My blog thus far has primarily focused on global collaboration in education. How can we get more connected with each other throughout the world? It seems like VR would be a major stepping stone in the progress of global connection. As the article above suggests, VR can make an environmental science student in New Jersey feel like he is in the Amazon Rain forest or an art student in Kansas feel like she is at the Louvre in France. The possibilities are endless for where we can “travel,” with VR. In my global collaboration studies, I have found one major theme that VR tackles head on. This theme is breaking through the four walls of the classroom. With VR, these walls are just obsolete boundaries, not confining students in any way.
I did some research on, “Google cardboard,” which is Googles VR product. I found some very useful information from just scrolling through their website. Importantly, it seems affordable. This is extremely important for schools because most education systems work within a budget. The original google cardboard viewer, which is what you place the VR system (your smartphone) in, is only 15 dollars. I also found on the website that there is a VR camera where students can take their on photos/videos in VR and then can relive what they captured at a later time. This would be useful during field trips and other activities where students were permitted to use their phones. There are many other applications that use VR. Some of these include Youtube where students can watch videos from a 360 degree viewpoint and a Paul McCartney app where students can feel like they are at an actual concert.

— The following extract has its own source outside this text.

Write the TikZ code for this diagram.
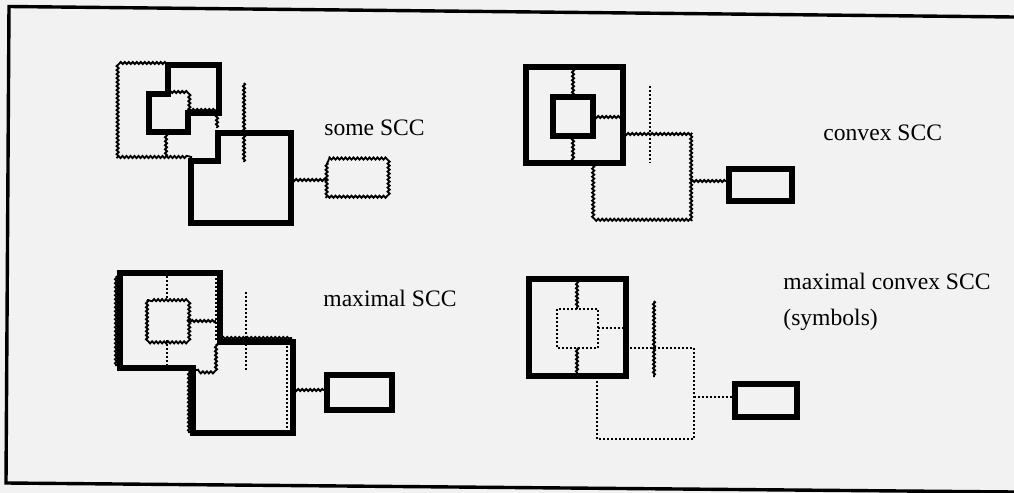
\documentclass[tikz,border=0pt]{standalone}
\usepackage{fontspec}
\setmainfont{Liberation Serif}
\usetikzlibrary{decorations.pathmorphing}
\tikzset{
  thk/.style={line width=2.6pt, line join=miter},
  wavy/.style={line width=0.9pt, decorate, decoration={snake, amplitude=0.55pt, segment length=2pt}},
  dots/.style={line width=1.3pt, dash pattern=on 1pt off 1pt},
  lbl/.style={anchor=base west, inner sep=0pt, font=\fontsize{11.8}{14}\selectfont},
}
\begin{document}
\begin{tikzpicture}[x=0.5pt,y=-0.5pt]
\fill[black!5] (0,0) rectangle (1014,493);
\useasboundingbox (0,0) rectangle (1014,493);
% frame
\coordinate (ftr) at (1014,17);
\coordinate (ftl) at (9,6.5);
\coordinate (fbl) at (6,483);
\coordinate (fbr) at (1014,492);
\draw[line width=1.7pt] (ftr) -- (ftl) -- (fbl) -- (fbr);

% ---------------- panel 1: some SCC
\draw[thk] (168,65) -- (219,65) -- (219,113) -- (188,113) -- (188,132) -- (149,132) -- (149,94) -- (168,94) -- cycle;
\draw[wavy] (168,63) -- (119,63) -- (119,157) -- (192,157);
\draw[wavy] (169,92) -- (188,92) -- (188,112);
\draw[wavy] (188,110) -- (217,110);
\draw[wavy] (217,113) -- (217,128);
\draw[wavy] (166,134) -- (166,157);
\draw[thk] (218,133) -- (291,133) -- (291,223) -- (191,223) -- (191,161) -- (218,161) -- cycle;
\draw[wavy] (244,83) -- (244,162);
\coordinate (c1) at (291,180);
\node[inner sep=0pt, minimum width=30.5pt, minimum height=17pt] (d1) at (357.5,180) {};
\draw[wavy] (d1.north west) rectangle (d1.south east);
\draw[wavy] (c1) -- (c1 -| d1.west);
\node[lbl] (t1) at (324,135) {some SCC};

% ---------------- panel 2: convex SCC
\draw[thk] (526,67) rectangle (623,163);
\draw[thk] (553,97) rectangle (593,136);
\draw[wavy] (573,69) -- (573,97);
\draw[wavy] (573,136) -- (573,161);
\draw[wavy] (593,117) -- (622,117);
\draw[wavy] (623,134) -- (691,134) -- (691,223) -- (593,223) -- (593,164);
\draw[dots] (650,86) -- (650,163);
\coordinate (c2) at (691,181);
\node[draw, thk, inner sep=0pt, minimum width=31.5pt, minimum height=16pt] (d2) at (760.5,185) {};
\draw[wavy] (c2) -- (c2 -| d2.west);
\node[lbl] (t2) at (823,140) {convex SCC};

% ---------------- panel 3: maximal SCC
\draw[thk] (120,273) -- (220,273) -- (220,342) -- (293,342) -- (293,433) -- (193,433) -- (193,368) -- (120,368) -- cycle;
\draw[wavy] (116,276) -- (116,366);
\draw[dots] (216,278) -- (216,340);
\draw[wavy] (216,344) -- (216,370) -- (196,370);
\draw[wavy] (222,338) -- (292,338);
\draw[dots] (287,346) -- (287,430);
\draw[wavy] (189,371) -- (189,433);
\draw[wavy] (147,300) rectangle (187,340);
\draw[dots] (167,276) -- (167,300);
\draw[dots] (167,340) -- (167,366);
\draw[wavy] (187,321) -- (216,321);
\draw[dots] (246,292) -- (246,372);
\coordinate (c3) at (293,390);
\node[draw, thk, inner sep=0pt, minimum width=32.5pt, minimum height=17.5pt] (d3) at (359.5,392.5) {};
\draw[wavy] (c3) -- (c3 -| d3.west);
\node[lbl] (t3) at (323,306) {maximal SCC};

% ---------------- panel 4: maximal convex SCC
\draw[thk] (529,279) rectangle (626,376);
\draw[dots] (557,309) rectangle (598,348);
\draw[wavy] (577,281) -- (577,309);
\draw[wavy] (577,348) -- (577,374);
\draw[dots] (598,328) -- (625,328);
\draw[dots] (626,348) -- (694,348) -- (694,439) -- (597,439) -- (597,377);
\draw[wavy] (654,301) -- (654,377);
\coordinate (c4) at (694,397);
\node[draw, thk, inner sep=0pt, minimum width=31pt, minimum height=16.5pt] (d4) at (766,400.5) {};
\draw[dots] (c4) -- (c4 -| d4.west);
\node[lbl] (t4) at (783,289) {maximal convex SCC};
\node[lbl] (t5) at (783,325) {(symbols)};
\end{tikzpicture}
\end{document}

To me, it seems like VR is beginning to gain a grip on the virtual world. I think that as time goes on, more and more applications will begin to be released, many of these being educational. Just like every advancement in technology, teachers will decide how to implement VR into the classroom. I believe that the use of VR in the classroom will engage students and get them extremely interested in lessons. VR is already starting to make its way into classrooms today. In this video, a middle school student from Iowa who is an aspiring architect explains how the tallest building in his town is only about 50 feet tall. His class takes a VR field trip to the Burj Khalifa in Dubai, which is the tallest building in the world. The joy in the voices of the awed students in the video is amazing. VR allows for great possibilities. Here is a sample lesson plan that uses VR to allow kids to explore the surface of Mars, our neighboring planet.This is something that could have never been done before. This advancement in technology is one that can really change the education system for the better. I am excited to see what VR brings in the future!